(Source records)
:::::
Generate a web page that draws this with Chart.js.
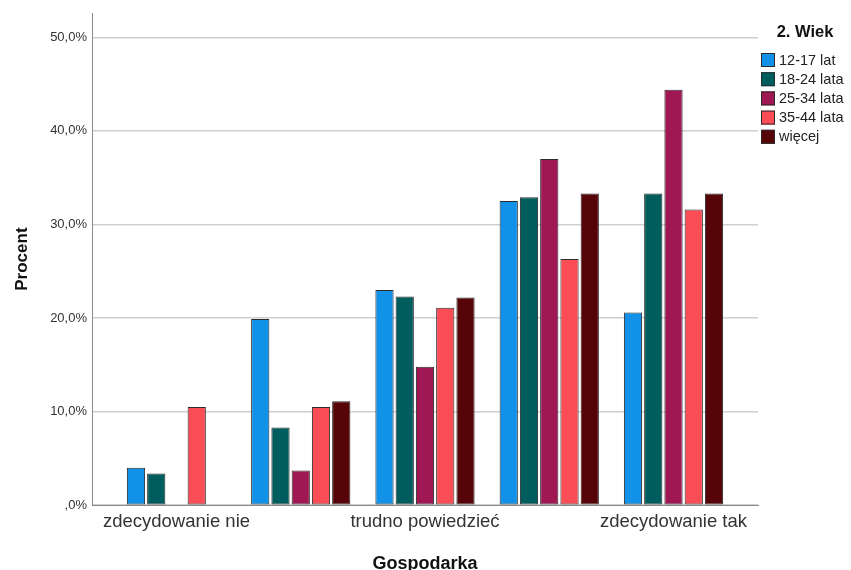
<!DOCTYPE html>
<html>
<head>
<meta charset="utf-8">
<script src="https://cdn.jsdelivr.net/npm/chart.js@4.4.1/dist/chart.umd.min.js"></script>
<style>
  html, body { margin: 0; padding: 0; background: #ffffff; overflow: hidden; }
  #wrap { width: 851px; height: 570px; overflow: hidden; }
</style>
</head>
<body>
<div id="wrap"><canvas id="chart" width="851" height="575"></canvas></div>
<script>
// Odpowiedzi na pytanie "Gospodarka" w podziale na grupy wiekowe (% w grupie)
const categories = ['zdecydowanie nie', 'raczej nie', 'trudno powiedzieć', 'raczej tak', 'zdecydowanie tak'];
const ageGroups = ['12-17 lat', '18-24 lata', '25-34 lata', '35-44 lata', 'więcej'];
const ageColors = ['#1192E8', '#005D5D', '#9F1853', '#FA4D56', '#570408'];

const age12to17 = [4.0, 19.9, 23.0, 32.5, 20.6];
const age18to24 = [3.4, 8.3, 22.3, 32.9, 33.3];
const age25to34 = [0.0, 3.7, 14.8, 37.0, 44.4];
const age35to44 = [10.5, 10.5, 21.1, 26.3, 31.6];
const ageOlder  = [0.0, 11.1, 22.2, 33.3, 33.3];

const yTickValues = [0, 10, 20, 30, 40, 50];
const legendTitle = '2. Wiek';
const xTitle = 'Gospodarka';
const yTitle = 'Procent';

const seriesValues = [age12to17, age18to24, age25to34, age35to44, ageOlder];
const FONT = '"Liberation Sans", Arial, sans-serif';

// Legenda rysowana obok obszaru wykresu
const sideLegend = {
  id: 'sideLegend',
  afterDraw(chart) {
    const { ctx, chartArea } = chart;
    const x0 = chartArea.right + 3;
    ctx.save();
    ctx.font = 'bold 16.5px ' + FONT;
    ctx.fillStyle = '#111111';
    ctx.textAlign = 'center';
    ctx.textBaseline = 'middle';
    ctx.fillText(legendTitle, x0 + 44, 32);
    chart.data.datasets.forEach((ds, i) => {
      const y = 53 + i * 19.2;
      ctx.fillStyle = ds.backgroundColor;
      ctx.fillRect(x0, y, 14, 14);
      ctx.strokeStyle = '#2b2b2b';
      ctx.lineWidth = 1;
      ctx.strokeRect(x0 + 0.5, y + 0.5, 13, 13);
      ctx.fillStyle = '#222222';
      ctx.textAlign = 'left';
      ctx.font = '14.5px ' + FONT;
      ctx.fillText(ds.label, x0 + 18, y + 7.5);
    });
    ctx.restore();
  }
};

const datasets = ageGroups.map((name, i) => ({
  label: name,
  data: seriesValues[i],
  backgroundColor: ageColors[i],
  borderColor: '#2b2b2b',
  borderWidth: 1,
  borderSkipped: false,
  categoryPercentage: 0.815,
  barPercentage: 0.9
}));

new Chart(document.getElementById('chart'), {
  type: 'bar',
  data: { labels: categories, datasets },
  plugins: [sideLegend],
  options: {
    responsive: false,
    animation: false,
    devicePixelRatio: 1,
    layout: { padding: { top: 13, right: 93, bottom: 0, left: 0 } },
    plugins: {
      legend: { display: false },
      tooltip: { enabled: false }
    },
    scales: {
      x: {
        type: 'category',
        // margines po obu stronach grup słupków
        afterBuildTicks(scale) {
          scale._startValue = -0.68;
          scale._valueRange = categories.length - 1 + 2 * 0.68;
        },
        grid: { display: false, drawTicks: false },
        border: { display: true, color: '#8a8a8a', width: 1 },
        ticks: {
          autoSkip: true,
          autoSkipPadding: 2,
          maxRotation: 0,
          minRotation: 0,
          padding: 6,
          color: '#333333',
          font: { family: FONT, size: 18.5 }
        },
        title: {
          display: true,
          text: xTitle,
          color: '#111111',
          font: { family: FONT, size: 18, weight: 'bold' },
          padding: { top: 14, bottom: 0 }
        }
      },
      y: {
        min: 0,
        max: 52.6,
        afterFit(scale) { scale.width = 92; },
        afterBuildTicks(scale) {
          scale.ticks = yTickValues.map(v => ({ value: v }));
        },
        grid: { color: '#cfcfcf', lineWidth: 1.5, drawTicks: false },
        border: { display: true, color: '#8a8a8a', width: 1 },
        ticks: {
          padding: 5,
          color: '#333333',
          font: { family: FONT, size: 13 },
          callback: v => (v === 0 ? ',0%' : v.toFixed(1).replace('.', ',') + '%')
        },
        title: {
          display: true,
          text: yTitle,
          color: '#111111',
          font: { family: FONT, size: 17, weight: 'bold' },
          padding: { top: 12, bottom: 0 }
        }
      }
    }
  }
});
</script>
</body>
</html>
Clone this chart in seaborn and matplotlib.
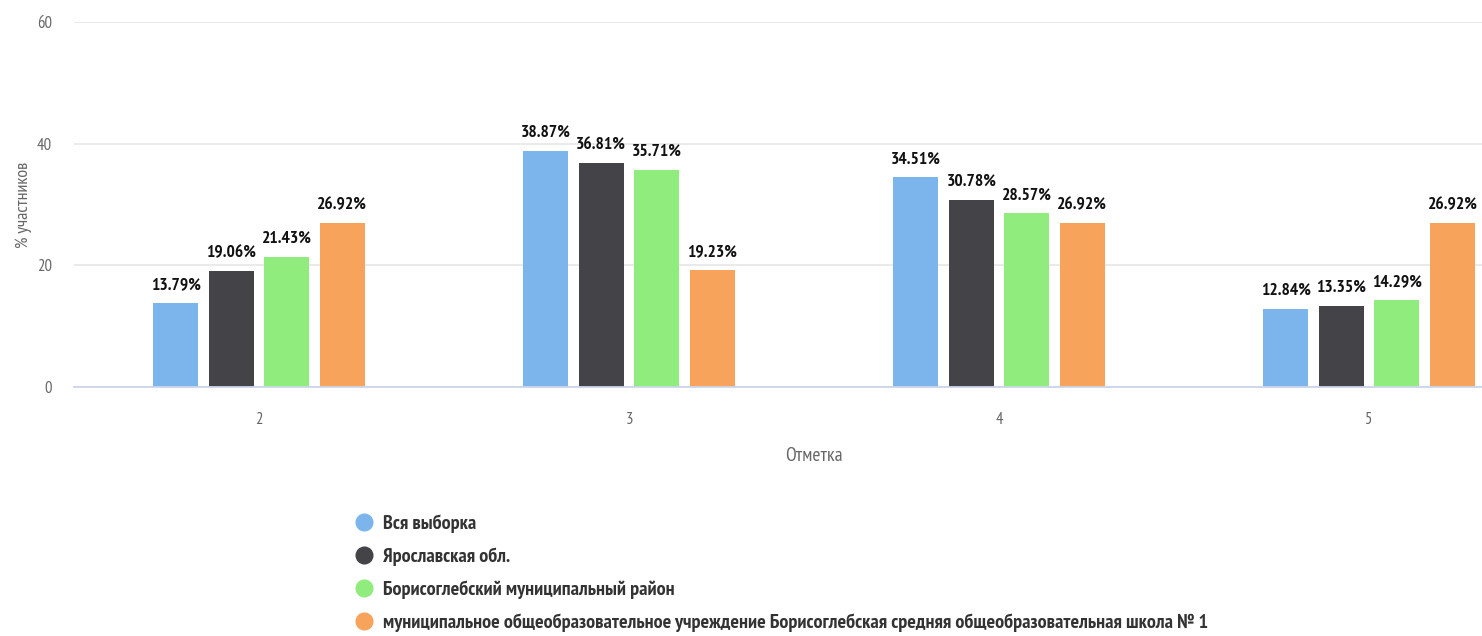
import numpy as np
import pandas as pd
import matplotlib
matplotlib.use("Agg")
import matplotlib.pyplot as plt
from matplotlib import font_manager
from matplotlib.ft2font import FT2Font
from matplotlib.lines import Line2D
import seaborn as sns

marks = ["2", "3", "4", "5"]
groups = ["Вся выборка",
          "Ярославская обл.",
          "Борисоглебский муниципальный район",
          "муниципальное общеобразовательное учреждение Борисоглебская средняя общеобразовательная школа № 1"]
vals_all = [13.79, 38.87, 34.51, 12.84]
vals_region = [19.06, 36.81, 30.78, 13.35]
vals_district = [21.43, 35.71, 28.57, 14.29]
vals_school = [26.92, 19.23, 26.92, 26.92]
colors = ["#7cb5ec", "#434348", "#90ed7d", "#f7a35c"]

rows = []
for g, v in zip(groups, [vals_all, vals_region, vals_district, vals_school]):
    for m, x in zip(marks, v):
        rows.append({"Отметка": m, "group": g, "pct": x})
df = pd.DataFrame(rows)


def has_cyrillic(path):
    try:
        cmap = FT2Font(path).get_charmap()
        return ord("ж") in cmap and ord("Б") in cmap
    except Exception:
        return False


def wnum(w):
    if isinstance(w, int):
        return w
    return 700 if "bold" in str(w) else 400


def text_width(path, s):
    ft = FT2Font(path)
    ft.set_size(10, 100)
    ft.set_text(s, 0.0)
    return ft.get_width_height()[0] / 64


# the original uses a very narrow face: pick the narrowest bold one with cyrillic
fonts = font_manager.fontManager.ttflist
best, best_w = None, 1e9
for f in fonts:
    if wnum(f.weight) < 600 or f.style != "normal":
        continue
    if not ("Narrow" in f.name or "Condensed" in f.name or "condensed" in str(f.stretch)):
        continue
    if not has_cyrillic(f.fname):
        continue
    w = text_width(f.fname, "Борисоглебский 13.79%")
    if w < best_w:
        best, best_w = f, w

sns.set_style("white")
if best is not None:
    plt.rcParams["font.family"] = [best.name, "DejaVu Sans"]
    plt.rcParams["font.stretch"] = best.stretch
else:
    plt.rcParams["font.family"] = ["Liberation Sans", "DejaVu Sans"]

fig = plt.figure(figsize=(14.82, 6.36), dpi=100)
renderer = fig.canvas.get_renderer()


def fit_size(s, target_px, weight="normal", cap=30):
    t = fig.text(0, 0, s, fontsize=10, fontweight=weight)
    w = t.get_window_extent(renderer).width
    t.remove()
    return min(cap, 10 * target_px / w)


lab_size = fit_size("13.79%", 50, "bold", 14)
leg_size = fit_size(groups[3], 828, "bold", 15)
tick_size = fit_size("60", 15, "normal", 13)
xl_size = fit_size("Отметка", 60, "normal", 14)
yl_size = fit_size("% участников", 125, "normal", 13)

ax = fig.add_axes([74 / 1482, 249 / 636, 1 - 74 / 1482, 365 / 636])

sns.barplot(df, x="Отметка", y="pct", hue="group", order=marks, hue_order=groups,
            palette=colors, saturation=1, width=0.6, gap=0.19, legend=False, ax=ax,
            linewidth=0, errorbar=None)

for c in ax.containers:
    ax.bar_label(c, labels=[f"{b.get_height():.2f}%" for b in c], padding=7,
                 fontsize=lab_size, fontweight="bold", color="#111111")

ax.set_xlim(-0.5, 3.305)
ax.set_ylim(0, 60)
ax.set_yticks([0, 20, 40, 60])
ax.grid(axis="y", color="#e6e6e6", linewidth=1.2)
ax.set_axisbelow(True)
for s in ["top", "right", "left"]:
    ax.spines[s].set_visible(False)
ax.spines["bottom"].set_color("#ccd6eb")
ax.spines["bottom"].set_linewidth(1.3)
ax.tick_params(axis="y", length=0, pad=16, labelsize=tick_size, labelcolor="#666666")
ax.tick_params(axis="x", length=0, pad=18, labelsize=tick_size, labelcolor="#666666")

ax.set_ylabel("% участников", fontsize=yl_size, color="#666666")
ax.yaxis.set_label_coords(-0.03, 0.50)
ax.set_xlabel("Отметка", fontsize=xl_size, color="#666666")
ax.xaxis.set_label_coords((814 - 74) / 1408, -0.165)

handles = [Line2D([], [], marker="o", linestyle="", markersize=12,
                  markerfacecolor=c, markeredgecolor=c) for c in colors]
fig.legend(handles, groups, loc="upper left", bbox_to_anchor=(336 / 1482, 1 - 496 / 636),
           frameon=False, handlelength=1.0, handletextpad=0.45, labelspacing=0.72,
           prop={"weight": "bold", "size": leg_size}, labelcolor="#333333")

fig.savefig("out.png", dpi=100)
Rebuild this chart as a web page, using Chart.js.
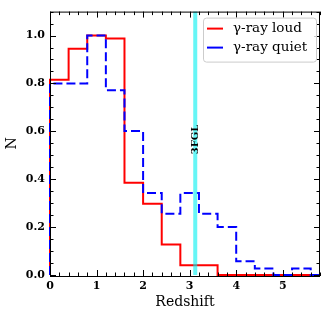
<!DOCTYPE html>
<html><head><meta charset="utf-8">
<script src="https://cdn.jsdelivr.net/npm/chart.js@4"></script>
<style>html,body{margin:0;padding:0;background:#fff}#c{display:block}</style>
</head><body>
<canvas id="c" width="326" height="318"></canvas>
<script>
// ---- data ----
const binEdges = [0,0.4,0.8,1.2,1.6,2.0,2.4,2.8,3.2,3.6,4.0,4.4,4.8,5.2,5.6,6.0];
const loudValues  = [0.815,0.945,1.0,0.988,0.385,0.298,0.127,0.041,0.041,0,0,0,0,0,0];
const quietValues = [0.80,0.80,1.0,0.772,0.601,0.342,0.256,0.342,0.256,0.20,0.057,0.027,0,0.027,0];
const seriesLabels = ['\u03b3-ray loud','\u03b3-ray quiet'];
const xTicks = [0,1,2,3,4,5];
const yTicks = [0,0.2,0.4,0.6,0.8,1.0];
const fglRedshift = 3.12;
const fglLabel = '3FGL';

function stepPoints(values){
  const pts=[{x:binEdges[0],y:0}];
  values.forEach((v,i)=>pts.push({x:binEdges[i],y:v}));
  pts.push({x:binEdges[values.length],y:0});
  return pts;
}

const SERIF = '"DejaVu Serif", serif';
Chart.defaults.color = '#000';

const decor = {
  id:'decor',
  afterDatasetsDraw(chart){
    const {ctx, chartArea:a, scales:{x,y}} = chart;
    ctx.save();
    const px = x.getPixelForValue(fglRedshift);
    ctx.strokeStyle = 'rgba(0,240,240,0.6)';
    ctx.lineWidth = 4;
    ctx.beginPath(); ctx.moveTo(px,a.top); ctx.lineTo(px,a.bottom); ctx.stroke();
    ctx.fillStyle='#000';
    ctx.font = 'bold 10px '+SERIF;
    ctx.translate(px, y.getPixelForValue(0.566));
    ctx.rotate(-Math.PI/2);
    ctx.textAlign='center'; ctx.textBaseline='middle';
    ctx.fillText(fglLabel,0,0);
    ctx.restore();
  },
  afterDraw(chart){
    const {ctx, chartArea:a, scales:{x,y}} = chart;
    ctx.save();
    ctx.strokeStyle='#000'; ctx.lineWidth=1;
    const B = a.bottom+1;
    ctx.strokeRect(a.left+0.5,a.top+0.5,a.right-a.left-1,B-a.top);
    const MJ=6, MN=3.5;
    ctx.beginPath();
    for(let k=0; k<=29; k++){
      const v=k*0.2; if(v>5.8+1e-9) break;
      const major = k%5===0;
      const p = Math.round(x.getPixelForValue(v))+0.5;
      const L = major?MJ:MN;
      ctx.moveTo(p,B); ctx.lineTo(p,B-L);
      ctx.moveTo(p,a.top); ctx.lineTo(p,a.top+L);
    }
    for(let k=0; k<=22; k++){
      const v=k*0.05;
      const major = k%4===0;
      const p = Math.round(y.getPixelForValue(v))+0.5;
      const L = major?MJ:MN;
      ctx.moveTo(a.left,p); ctx.lineTo(a.left+L,p);
      ctx.moveTo(a.right,p); ctx.lineTo(a.right-L,p);
    }
    ctx.stroke();
    // legend
    const bw=113,bh=44;
    const bx=a.right-4-bw, by=a.top+6;
    ctx.beginPath();
    ctx.roundRect(bx+0.5,by+0.5,bw,bh,3);
    ctx.fillStyle='rgba(255,255,255,0.8)'; ctx.fill();
    ctx.strokeStyle='#cccccc'; ctx.stroke();
    ctx.font='13.5px '+SERIF; ctx.textBaseline='middle'; ctx.textAlign='left';
    chart.data.datasets.forEach((ds,i)=>{
      const ly = by+11+i*19;
      ctx.strokeStyle=ds.borderColor; ctx.lineWidth=2; ctx.setLineDash([]);
      ctx.beginPath(); ctx.moveTo(bx+4,ly); ctx.lineTo(bx+20,ly); ctx.stroke();
      ctx.fillStyle='#000';
      ctx.fillText(ds.label,bx+30,ly);
    });
    ctx.restore();
  }
};

new Chart(document.getElementById('c'),{
  type:'line',
  data:{datasets:[
    {label:seriesLabels[0],data:stepPoints(loudValues),borderColor:'#ff0000',borderWidth:2,stepped:'before',pointRadius:0,order:1,clip:{left:2,top:2,right:0,bottom:2}},
    {label:seriesLabels[1],data:stepPoints(quietValues),borderColor:'#0000ff',borderWidth:2,borderDash:[9,4],stepped:'before',pointRadius:0,order:0,clip:{left:2,top:2,right:0,bottom:2}}
  ]},
  options:{
    responsive:false,animation:false,
    layout:{padding:{top:7,right:6,left:0,bottom:0}},
    plugins:{legend:{display:false},tooltip:{enabled:false}},
    scales:{
      x:{type:'linear',min:0,max:5.8,
        afterBuildTicks:s=>{s.ticks=xTicks.map(v=>({value:v}));},
        afterFit:s=>{s.height=43;},
        grid:{display:false,drawTicks:false},border:{display:false},
        ticks:{padding:5,font:{family:SERIF,size:11,weight:'bold'},callback:v=>String(v),maxRotation:0},
        title:{display:true,text:'Redshift',font:{family:SERIF,size:14},padding:{top:0,bottom:7}}
      },
      y:{type:'linear',min:0,max:1.1,
        afterBuildTicks:s=>{s.ticks=yTicks.map(v=>({value:v}));},
        afterFit:s=>{s.width=50;},
        grid:{display:false,drawTicks:false},border:{display:false},
        ticks:{padding:5,font:{family:SERIF,size:11,weight:'bold'},callback:v=>Number(v).toFixed(1)},
        title:{display:true,text:'N',font:{family:SERIF,size:14},padding:{top:4,bottom:0}}
      }
    }
  },
  plugins:[decor]
});
</script>
</body></html>
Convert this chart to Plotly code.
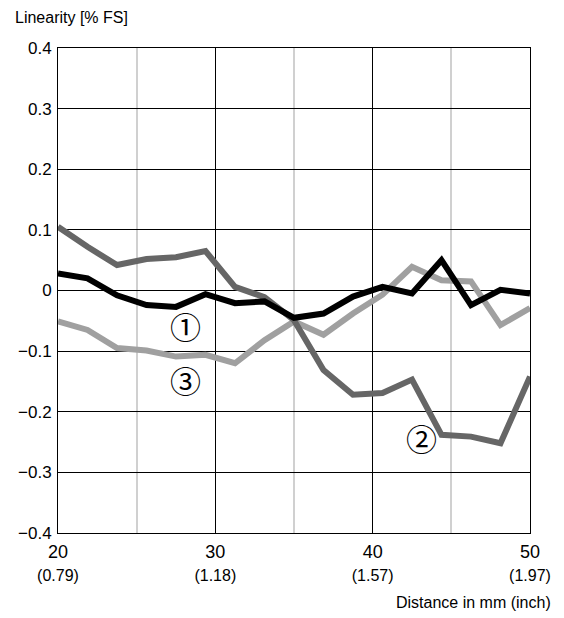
import plotly.graph_objects as go

distance_mm = [20 + i * 30 / 16 for i in range(17)]
curve1 = [0.028, 0.020, -0.008, -0.024, -0.027, -0.006, -0.021, -0.018, -0.045,
          -0.038, -0.010, 0.006, -0.005, 0.050, -0.024, 0.001, -0.005]
curve2 = [0.105, 0.072, 0.042, 0.052, 0.055, 0.065, 0.006, -0.011, -0.049,
          -0.131, -0.172, -0.169, -0.147, -0.238, -0.241, -0.252, -0.142]
curve3 = [-0.051, -0.065, -0.095, -0.099, -0.109, -0.106, -0.120, -0.082, -0.051,
          -0.073, -0.038, -0.007, 0.039, 0.017, 0.015, -0.057, -0.029]

x_tickvals = [20, 30, 40, 50]
x_ticktext = ["20<br><span style='font-size:16px'>(0.79)</span>",
              "30<br><span style='font-size:16px'>(1.18)</span>",
              "40<br><span style='font-size:16px'>(1.57)</span>",
              "50<br><span style='font-size:16px'>(1.97)</span>"]
y_tickvals = [0.4, 0.3, 0.2, 0.1, 0, -0.1, -0.2, -0.3, -0.4]
y_ticktext = ["0.4", "0.3", "0.2", "0.1", "0", "\u22120.1", "\u22120.2", "\u22120.3", "\u22120.4"]

labels = [("\u2460", 28.1, -0.057), ("\u2462", 28.1, -0.147), ("\u2461", 43.1, -0.243)]

FONT = "Liberation Sans"

fig = go.Figure()
fig.add_trace(go.Scatter(x=distance_mm, y=curve3, mode="lines",
                         line=dict(color="#a0a0a0", width=6), name="3"))
fig.add_trace(go.Scatter(x=distance_mm, y=curve2, mode="lines",
                         line=dict(color="#666666", width=6), name="2"))
fig.add_trace(go.Scatter(x=distance_mm, y=curve1, mode="lines",
                         line=dict(color="#000000", width=6), name="1"))

for txt, lx, ly in labels:
    fig.add_annotation(x=lx, y=ly, text=txt, showarrow=False,
                       font=dict(family="Noto Sans CJK JP", size=31, color="black"))

fig.add_annotation(xref="paper", yref="paper", x=-0.096, y=1.0638, xanchor="left", yanchor="middle",
                   text="Linearity [% FS]", showarrow=False,
                   font=dict(family=FONT, size=16, color="black"))
fig.add_annotation(xref="paper", yref="paper", x=1.048, y=-0.1435, xanchor="right", yanchor="middle",
                   text="Distance in mm (inch)", showarrow=False,
                   font=dict(family=FONT, size=16, color="black"))

fig.update_layout(
    width=564, height=618,
    margin=dict(l=58, r=34, t=48, b=85),
    plot_bgcolor="white", paper_bgcolor="white",
    showlegend=False,
    font=dict(family=FONT, size=17, color="black"),
    xaxis=dict(range=[20, 50], tickvals=x_tickvals, ticktext=x_ticktext,
               showgrid=True, gridcolor="black", gridwidth=1,
               minor=dict(tickvals=[25, 35, 45], showgrid=True, gridcolor="#d0d0d0", gridwidth=2),
               showline=True, linecolor="black", linewidth=1, mirror=True,
               ticks="", zeroline=False, tickfont=dict(size=18), ticklabelstandoff=2),
    yaxis=dict(range=[-0.4, 0.4], tickvals=y_tickvals, ticktext=y_ticktext,
               showgrid=True, gridcolor="black", gridwidth=1,
               showline=True, linecolor="black", linewidth=1, mirror=True,
               ticks="", zeroline=False, tickfont=dict(size=17), ticklabelstandoff=2),
)

fig.write_html("out.html", config={"displayModeBar": False},
               post_script="document.body.style.margin='0';document.body.style.overflow='hidden';")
:::::
§ Exercise aim: Exactly as written, please give again the lines from the beginning of the listing through the line containing "['#1192E8', '#005D5D', '#9F1853', '#FA4D56', '#570408'];", inclusive, without any pictures.

§ Reply:
Generate a web page that draws this with Chart.js.
<!DOCTYPE html>
<html>
<head>
<meta charset="utf-8">
<script src="https://cdn.jsdelivr.net/npm/chart.js@4.4.1/dist/chart.umd.min.js"></script>
<style>
  html, body { margin: 0; padding: 0; background: #ffffff; overflow: hidden; }
  #wrap { width: 851px; height: 570px; overflow: hidden; }
</style>
</head>
<body>
<div id="wrap"><canvas id="chart" width="851" height="575"></canvas></div>
<script>
// Odpowiedzi na pytanie "Gospodarka" w podziale na grupy wiekowe (% w grupie)
const categories = ['zdecydowanie nie', 'raczej nie', 'trudno powiedzieć', 'raczej tak', 'zdecydowanie tak'];
const ageGroups = ['12-17 lat', '18-24 lata', '25-34 lata', '35-44 lata', 'więcej'];
const ageColors = ['#1192E8', '#005D5D', '#9F1853', '#FA4D56', '#570408'];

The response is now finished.